Last year in Johnson County, 33 people died by suicide. In recent years, numbers have been steadily increasing.
“A lot of people don’t think about suicide happening in elementary schools, but it certainly does,” said Keri Neblett, the director of crisis intervention services at the Crisis Center.
Neblett said calls to suicide-prevention operators have more than doubled in recent years, largely because of outreach efforts and a push to connect with young people statewide. She also noted most of the outreach is currently focused on middle and high schools.
From the CDC report, the only age group that didn’t see an increase were people 1 to 10 and people 74 and older.
Mike Hensch, the Johnson County Examiner Office’s administrator, said there are many factors to consider, and it’s difficult to speculate why this increase might be happening.
He said one possibility could be the increase in population in Johnson County and surrounding areas. He noted that it was also the first year in his 14 years of experience that hanging deaths have outnumbered deaths from firearms, including 10 deaths from guns and 11 deaths via hanging in 2015.

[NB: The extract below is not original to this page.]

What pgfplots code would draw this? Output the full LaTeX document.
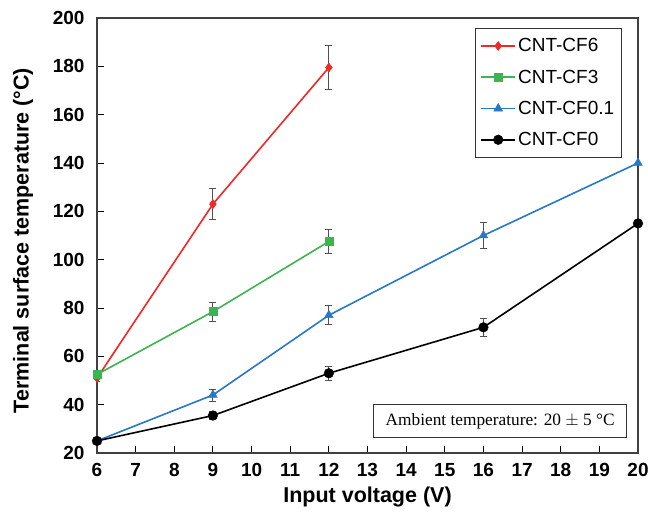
\documentclass[border=0pt]{standalone}
\usepackage{fontspec}
\setmainfont{Liberation Sans}
\newfontfamily\seriffont{Liberation Serif}
\usepackage{pgfplots}
\pgfplotsset{compat=1.18}
\definecolor{cfred}{RGB}{240,40,40}
\definecolor{cfgreen}{RGB}{60,180,80}
\definecolor{cfblue}{RGB}{40,120,200}
\definecolor{errgray}{RGB}{80,80,80}

\pgfplotstableread{
x y e
6 51 1.5
9 123 6.5
12 179.5 9
}\cfsix
\pgfplotstableread{
x y e
6 52.5 1.5
9 78.5 4
12 107.5 5
}\cfthree
\pgfplotstableread{
x y e
6 25 0.5
9 44 2.5
12 77 4
16 110 5.5
20 140 0
}\cfpointone
\pgfplotstableread{
x y e
6 25 0.5
9 35.5 1.5
12 53 3
16 72 3.6
20 115 0
}\cfzero

\begin{document}
\begin{tikzpicture}
\begin{axis}[
  scale only axis,
  width=541pt, height=435pt,
  xmin=6, xmax=20, ymin=20, ymax=200,
  xtick={6,...,20}, ytick={20,40,...,200},
  xtick pos=left, ytick pos=left,
  tick align=inside,
  major tick length=7pt,
  tick style={black, line width=0.9pt},
  axis line style={black!75, line width=1.2pt},
  /pgf/number format/assume math mode=true,
  ticklabel style={font=\fontsize{19}{19}\selectfont\bfseries},
  xticklabel style={yshift=-7pt},
  yticklabel style={xshift=-9pt},
  every axis x label/.style={at={(rel axis cs:0.5,0)}, anchor=base, yshift=-50pt, font=\fontsize{21.5}{21.5}\selectfont\bfseries},
  every axis y label/.style={at={(rel axis cs:0,0.5)}, xshift=-74pt, yshift=-5pt, rotate=90, anchor=center, font=\fontsize{21.5}{21.5}\selectfont\bfseries},
  xlabel={Input voltage (V)},
  ylabel={Terminal surface temperature (°C)},
  legend cell align=left,
  legend style={at={(rel axis cs:0.970,0.977)}, anchor=north east,
    font=\fontsize{19}{19}\selectfont, draw=black!80, line width=1.2pt,
    row sep=12.5pt, inner xsep=5pt, inner ysep=8pt},
  legend image code/.code={\draw[mark repeat=2,mark phase=2] plot coordinates {(0cm,0cm)(0.6cm,0cm)(1.2cm,0cm)};},
  error bars/y dir=both,
  error bars/y explicit,
  error bars/error bar style={errgray, line width=0.9pt},
  error bars/error mark options={rotate=90, mark size=3.5pt, errgray, line width=0.9pt},
]
\addplot[cfred, line width=1.6pt, mark=diamond*, mark size=4.5pt, mark options={solid, fill=cfred, line width=0.5pt}]
  table[x=x, y=y, y error=e] {\cfsix};
\addlegendentry{CNT-CF6}
\addplot[cfgreen, line width=1.6pt, mark=square*, mark size=4pt, mark options={solid, fill=cfgreen, line width=0.5pt}]
  table[x=x, y=y, y error=e] {\cfthree};
\addlegendentry{CNT-CF3}
\addplot[cfblue, line width=1.6pt, mark=triangle*, mark size=5pt, mark options={solid, fill=cfblue, line width=0.5pt}]
  table[x=x, y=y, y error=e] {\cfpointone};
\addlegendentry{CNT-CF0.1}
\addplot[black, line width=1.6pt, mark=*, mark size=4.8pt, mark options={solid, fill=black, line width=0.5pt}]
  table[x=x, y=y, y error=e] {\cfzero};
\addlegendentry{CNT-CF0}
\node[draw=black!80, line width=1.2pt, fill=white, anchor=south east, minimum height=33pt, inner xsep=12pt,
  font=\seriffont\fontsize{17.3}{17.3}\selectfont] at (rel axis cs:0.98,0.034) {Ambient temperature: 20 $\pm$ 5 °C};
\end{axis}
\pgfresetboundingbox
\path[use as bounding box] (-97pt,-65pt) rectangle (551pt,453pt);
\end{tikzpicture}
\end{document}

The Iowa Department of Public Health and the Crisis Center formed a partnership in November 2012 in hopes to contribute their services to youth suicide prevention through the Your Life Iowa Youth Prevention Program.
Your Life Iowa Youth allows for Johnson County operators to receive statewide calls, online messaging chats, and texts as a means of suicide prevention. The program began as an anti-bullying measure and has provided materials and resources to 560 school districts in Iowa. This year, 1,250 contacts have been answered.
Jay Capron, the communications coordinator for the Crisis Center, said that messages and calls doubled from 2012 to 2013 and are on the rise. In 2013, the center received around 4,000 conversations compared with around 2,000 in 2012. In 2015, that number increased to around 6,200.
“I think it has more to do with outreach,” Neblett said. It wasn’t a very widely known service.”
Capron said he believes that the depression level in communities is difficult to assess, but that people are contacting the group for help is positive.
Capron also said that younger people are more comfortable talking about what’s going on rather than bottling up depression. The implementation of text services has assisted in outreaching as well, he said.
“We see it as a positive that people are reaching out, but we know that people are always needing to be reached.”